Paddy Hirsch Oct 11, 2013
Changes to capital adequacy requirements are a cornerstone of the government’s efforts to secure the financial system. Marketplace’s Paddy Hirsch explains. Marketplace

Since we’ve emerged from the crisis, we’ve patched up our financial system a bit since it nearly collapsed — but that’s all. It’s essentially the same, complete with the same design flaws. Instead of fixing the system, America has been focused on cleaning up the economy. It’s true that the economy needs a lot of attention, but by neglecting the repair work on our financial system — which includes rectifying its design flaws — we’ve left ourselves vulnerable.

One big reason for our failure to fix things is that there’s a lot of disagreement about where the design flaws are. Some people say credit default swaps are the problem; others blame securitization; the issue of declining lending standards gets a lot of attention, as does the government’s cheap money policy.

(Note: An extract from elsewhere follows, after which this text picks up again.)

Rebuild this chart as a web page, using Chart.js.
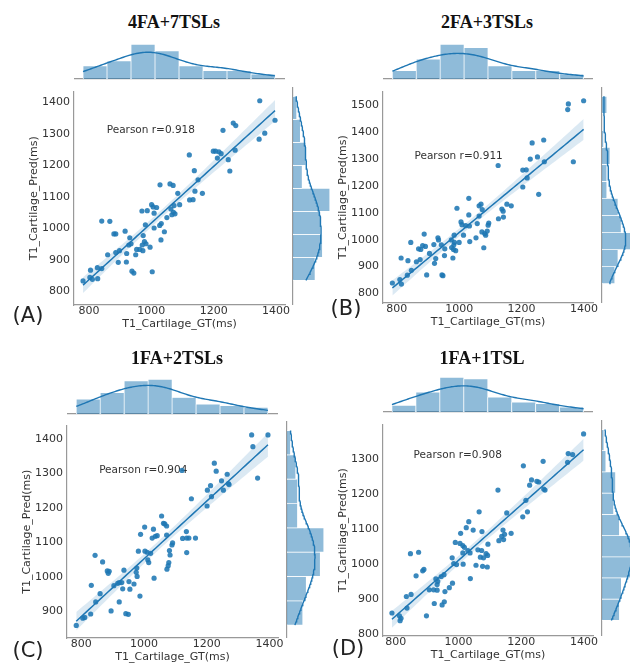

The government has settled on one area to fix: bank reserves, also known as capital requirements. It’s an easy decision to make because we were already working with other nations on bank capital requirements even before the crisis hit. It’s all part of something called the Basel Accord, which is an agreement on banking standards designed to reduce the risk in the global financial system. Right now we’re on the third round of standards, called Basel III.

A good way to think about capital requirements is to think about an airbag in a car. Under normal circumstances, the driver of the car doesn’t need an airbag; he gets from A to B without incident, the airbag doesn’t deploy, and he may think after a while that he’s such a safe driver that he doesn’t actually need an airbag at all. After all, airbags are very expensive.

But the government thinks airbags are necessary. Regardless of how good the driver might be, anything can happen on the road. If the driver has an accident, an airbag might keep him from serious injury or death, both of which can get very expensive for the government. So the government makes the driver pay for an airbag. 

Banks are like that driver. And the airbag is the cash reserve that banks are required to keep on hand in case of emergency. Most banks would rather not have to keep that cash on hand, first because they think they’ll be fine in an emergency (if an emergency even happens) and secondly because it’s expensive to keep money sitting around: it doesn’t earn any interest and someone has to keep an eye on it.

The thing is, that banks can run into trouble. As part of their daily business, banks borrow from each other all the time. But if banks decide to stop lending to one of their number, for whatever reason, that bank now has to depend on its own resources, and if the bank has little or no cash on hand, it will collapse, immediately. This is what happened to Lehman Brothers in 2008. In this kind of situation, a bank needs a reserve, an airbag to cushion it in an accident, and keep it alive. Then it can get its vehicle fixed, or replaced by insurance, and get back on the road.

The tricky question is, how big the bag should be. Some say it depends on the size of the bank: the bigger the bank, the bigger the reserve. Others argue it’s the kind of business the bank does. They say that a big plain vanilla retail bank might need less of a cushion than a smaller bank that has all sorts of risky businesses such as securitizations.